# Hand crafted Kawasaki's



## 1Alpha1 (Apr 19, 2021)

There's a guy by the name of Allen Milyard in Ireland (I think) that is an accomplished machinist. He took two 4-cylinder 900 cc KZ Kawasaki's and turned both into 6-cylinder bikes. The blue one was done 1st. The red one was recently finished. It's 1500 and something cc's. Not sure of the displacement on the blue one. 
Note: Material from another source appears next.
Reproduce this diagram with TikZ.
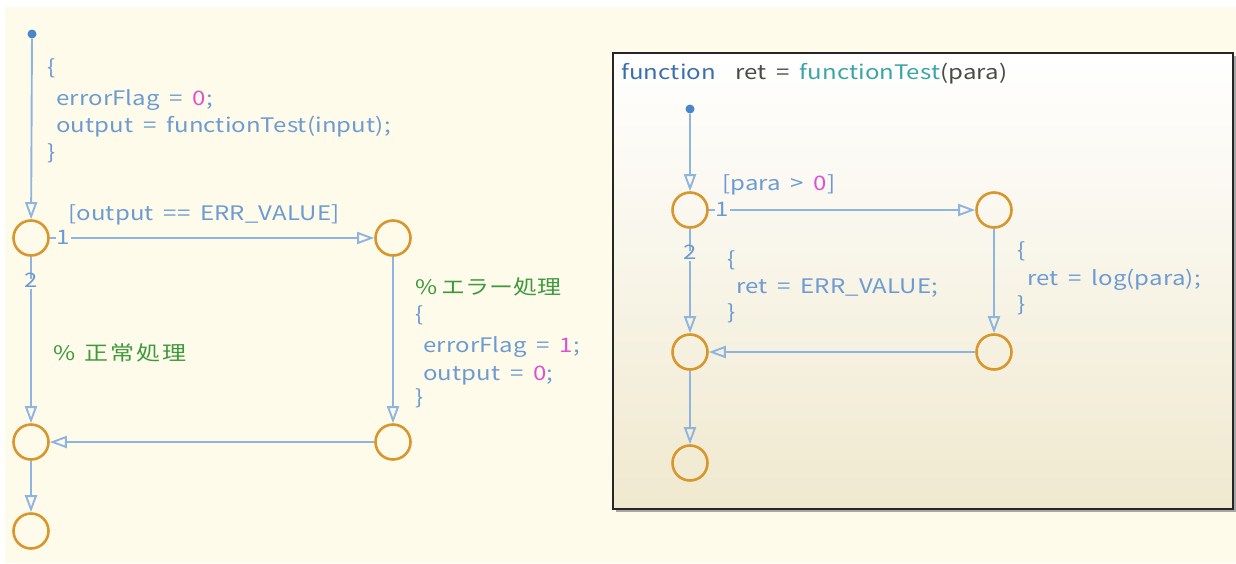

Both look as good the factory could have done.  I'd love to have either one.


----------



## grizz55chev (Apr 19, 2021)

1Alpha1 said:


> There's a guy by the name of Allen Milyard in Ireland (I think) that is an accomplished machinist. He took two 4-cylinder 900 cc KZ Kawasaki's and turned both into 6-cylinder bikes. The blue one was done 1st. The red one was recently finished. It's 1500 and something cc's. Not sure of the displacement on the blue one.
> 
> Both look as good the factory could have done.  I'd love to have either one.
> 
> View attachment 902242


Check out his V twin Pratt and Whitney creation called the Flying Milyard, a true masterpiece!


----------



## 1Alpha1 (Apr 21, 2021)




----------



## holeycow (Apr 22, 2021)

That guy can do more with hand tools than most machinists can do with computerized equipment. Genius level.


----------



## JeffHK454 (Apr 22, 2021)

Two cylinders fire at once?


----------



## 1Alpha1 (Apr 23, 2021)

JeffHK454 said:


> Two cylinders fire at once?



I don't have any idea as to the cylinder firing order sequence.


----------



## JeffHK454 (Apr 23, 2021)

1Alpha1 said:


> I don't have any idea as to the cylinder firing order sequence.


I watched his video and looks like the left and right "halves" are mirror image...it has 2 pistons at TDC at a time ..it would explain why it doesn't sound like a CBX.


----------



## Jethro 2t sniffer (Apr 23, 2021)

His downhill mountain bikes for His son are amazing too. Very talented man indeed


----------